When deciding what sector in finance to specialise in, she kept oscillating between consulting, M&A, and FinTech. Back then, she was not that familiar with Private Equity and thought that you needed to have work experience to get hired. Eventually, Inga learned more about Private Equity through the people she met and the events she attended. She was drawn to the combination of strategy, finance, and execution, as well as the diversity of the work and the close involvement with the portfolio companies.
“In PE, you get really close to the companies in our portfolio and the key people who work there, you spend a lot of time getting to know them – before and after the investment. You’re involved in a lot of different areas – finance, strategy, organisation, processes, people, hiring – everything, really!”
“It’s really important to have faith in yourself. Don’t think ‘this opportunity would be nice, but I will never get it’. Give yourself a chance and try!”
How to turn an internship into a permanent offer?
Inga always had an ingrained curiosity that helped her in her work. She believes it’s good to approach everything with an inquisitive attitude and do your best with what people give you. Here are her top tips that helped her move up the career ladder:
Sometimes you have to speak up to get what you want
If you really want something and you believe it’s a good fit, then speak up and go for it! This is something that helped Inga land her internship at Mentha.
“When I was applying for the internship at Mentha, I tried to prepare, but in hindsight, I did not prepare well enough. After the interviews, I got a call that I was rejected, even though they thought I would be a good fit with the team and my business sense was good. I had not been able to convince them of my technical skills and financial understanding. Also, they weren’t too sure about my motivation – but I was very sure about Mentha.”
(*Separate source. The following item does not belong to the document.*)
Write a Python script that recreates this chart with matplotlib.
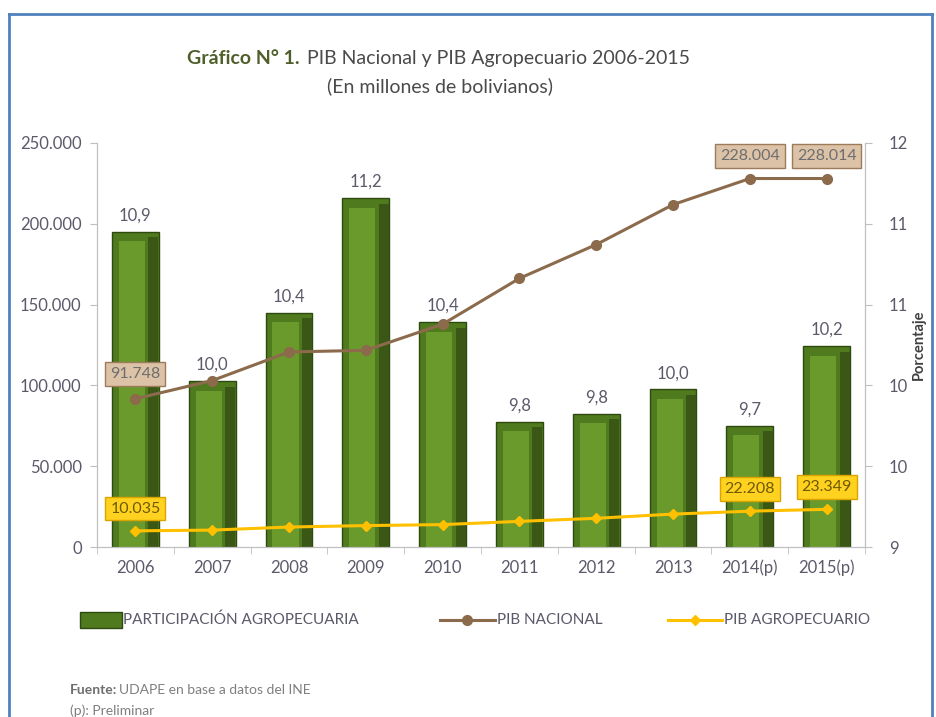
import numpy as np
import matplotlib
matplotlib.use('Agg')
import matplotlib.pyplot as plt
from matplotlib.lines import Line2D
from matplotlib.patches import Rectangle
from matplotlib.ticker import FuncFormatter

plt.rcParams['font.family'] = ['Lato', 'DejaVu Sans']

# === Data ===
years = ["2006", "2007", "2008", "2009", "2010", "2011", "2012", "2013", "2014(p)", "2015(p)"]
# bar heights as drawn against the right axis (Porcentaje)
participacion = [11.34, 10.23, 10.74, 11.59, 10.67, 9.93, 9.99, 10.17, 9.90, 10.49]
participacion_labels = ["10,9", "10,0", "10,4", "11,2", "10,4", "9,8", "9,8", "10,0", "9,7", "10,2"]
pib_nacional = [91748, 103009, 120694, 121727, 137876, 166232, 187154, 211856, 228004, 228014]
pib_agro = [10035, 10500, 12400, 13300, 13900, 15900, 17800, 20400, 22208, 23349]
labeled_points = [0, 8, 9]   # points with boxed value labels

TXT = '#5a5a6a'
x = np.arange(len(years))

fig = plt.figure(figsize=(9.37, 7.17), dpi=100)
ax = fig.add_axes([0.1035, 0.237, 0.8197, 0.5636])
ax2 = ax.twinx()

# --- bars on the right axis, faked bevel ---
base = 9
ax2.bar(x, np.array(participacion) - base, bottom=base, width=0.61,
        color='#4f7a1e', edgecolor='#2f4a10', linewidth=1.0, zorder=1)
ax2.bar(x - 0.045, np.array(participacion) - base - 0.07, bottom=base, width=0.34,
        color='#6b9a2c', linewidth=0, zorder=2)
ax2.bar(x + 0.235, np.array(participacion) - base - 0.04, bottom=base, width=0.13,
        color='#3a5716', linewidth=0, zorder=2)
for xi, v, lab in zip(x, participacion, participacion_labels):
    ax2.annotate(lab, (xi, v), xytext=(0, 6), textcoords='offset points',
                 ha='center', va='bottom', fontsize=12, color=TXT)

ax2.set_ylim(9, 12)
ax2.set_yticks(np.linspace(9, 12, 6))
ax2.set_yticklabels(["9", "10", "10", "11", "11", "12"])
ax2.set_ylabel("Porcentaje", fontsize=10.5, color='#404040', fontweight='bold', labelpad=3)

# --- lines on the left axis, drawn on top of the bars ---
ax.set_zorder(ax2.get_zorder() + 1)
ax.patch.set_visible(False)
ax.plot(x, pib_nacional, color='#8c6a4c', linewidth=2.2, marker='o', markersize=7, zorder=3)
ax.plot(x, pib_agro, color='#ffc000', linewidth=2.2, marker='D', markersize=5, zorder=3)

for i in labeled_points:
    ax.annotate(f"{pib_nacional[i]:,}".replace(",", "."), (x[i], pib_nacional[i]),
                xytext=(0, 11 if i else 13), textcoords='offset points', ha='center', va='bottom',
                fontsize=11.5, color='#6e6e6e',
                bbox=dict(boxstyle='square,pad=0.3', fc='#dcc3a8', ec='#9c7a5a', lw=1))
    ax.annotate(f"{pib_agro[i]:,}".replace(",", "."), (x[i], pib_agro[i]),
                xytext=(0, 11), textcoords='offset points', ha='center', va='bottom',
                fontsize=11.5, color='#6e5a00',
                bbox=dict(boxstyle='square,pad=0.3', fc='#ffd21f', ec='#d9a400', lw=1))

ax.set_xlim(-0.5, len(years) - 0.5)
ax.set_ylim(0, 250000)
ax.set_yticks(np.arange(0, 250001, 50000))
ax.yaxis.set_major_formatter(FuncFormatter(lambda v, p: f"{int(v):,}".replace(",", ".")))
ax.set_xticks(x)
ax.set_xticklabels(years)
ax.set_xticks(np.arange(-0.5, len(years)), minor=True)
ax.tick_params(axis='x', which='major', length=0, pad=9)
ax.tick_params(axis='x', which='minor', length=5, color='#bfbfbf')

for a in (ax, ax2):
    for s in a.spines.values():
        s.set_color('#bfbfbf')
    a.spines['top'].set_visible(False)
    a.tick_params(colors='#bfbfbf', labelcolor=TXT, labelsize=12)
ax.tick_params(axis='y', length=5, pad=6)
ax2.tick_params(axis='y', length=5, pad=12)
ax2.tick_params(axis='x', length=0)

# --- title ---
fig.text(187 / 937, 0.919, "Gráfico N° 1.", ha='left', va='center', fontsize=14,
         fontweight='bold', color='#4f5e2a')
fig.text(307 / 937, 0.919, "PIB Nacional y PIB Agropecuario 2006-2015", ha='left', va='center',
         fontsize=14, color='#4a4a4a')
fig.text(440 / 937, 0.880, "(En millones de bolivianos)", ha='center', va='center',
         fontsize=14, color='#4a4a4a')

# --- legend (manual, spread across the width) ---
ly = 1 - 620 / 717
fig.add_artist(Rectangle((80 / 937, ly - 0.011), 42 / 937, 0.022, transform=fig.transFigure,
                         fc='#4f7a1e', ec='#2f4a10', lw=1))
fig.text(123 / 937, ly, "PARTICIPACIÓN AGROPECUARIA", va='center', fontsize=11, color=TXT)
fig.add_artist(Line2D([440 / 937, 495 / 937], [ly, ly], color='#8c6a4c', lw=2.2))
fig.add_artist(Line2D([467 / 937], [ly], color='#8c6a4c', marker='o', markersize=7))
fig.text(497 / 937, ly, "PIB NACIONAL", va='center', fontsize=11, color=TXT)
fig.add_artist(Line2D([668 / 937, 722 / 937], [ly, ly], color='#ffc000', lw=2.2))
fig.add_artist(Line2D([695 / 937], [ly], color='#ffc000', marker='D', markersize=5))
fig.text(724 / 937, ly, "PIB AGROPECUARIO", va='center', fontsize=11, color=TXT)

# --- source note ---
fig.text(70 / 937, 1 - 690 / 717, "Fuente:", va='center', fontsize=10, fontweight='bold', color='#6e6e6e')
fig.text(119 / 937, 1 - 690 / 717, "UDAPE en base a datos del INE", va='center', fontsize=10, color='#7f7f7f')
fig.text(70 / 937, 1 - 711 / 717, "(p): Preliminar", va='center', fontsize=10, color='#7f7f7f')

# --- blue frame ---
ftop = 1 - 14 / 717
fig.add_artist(Line2D([9 / 937, 932 / 937], [ftop, ftop], color='#4f81bd', lw=2))
fig.add_artist(Line2D([9 / 937, 9 / 937], [0, ftop], color='#4f81bd', lw=2))
fig.add_artist(Line2D([932 / 937, 932 / 937], [0, ftop], color='#4f81bd', lw=2))

fig.savefig("out.png", dpi=100)
plt.close(fig)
Inga was looking for a hands-on and committed company with a closely knitted and authentic team. She wanted to focus on more than just financial returns and performance – she values the impact on companies and people, as well as the broader environmental impact.
All of these are things that she found at Mentha. The team is very down-to-earth, involved, and ambitious. Furthermore, she was enthusiastic about the investment approach aimed at mid-market companies in all kinds of industries, where they often partner with founder-led companies.
After initially just accepting the rejection, Inga thought: “Wait a minute! I can become better at the technical part if I just prepare myself better and if I show them that I am committed. So, I gave them a call and said that I would like to try again. I worked hard to get my technical skills up to par and interviewed again. And then I got hired.”
Fast forward to the present, her favourite part of being an Investment Associate is the diversity: not doing the same all day long, all week long. At the moment, she really enjoys spending more time with the portfolio companies she is responsible for. “I enjoy being involved and close to the companies, but I also like the numerical part – especially finding the story behind the numbers.”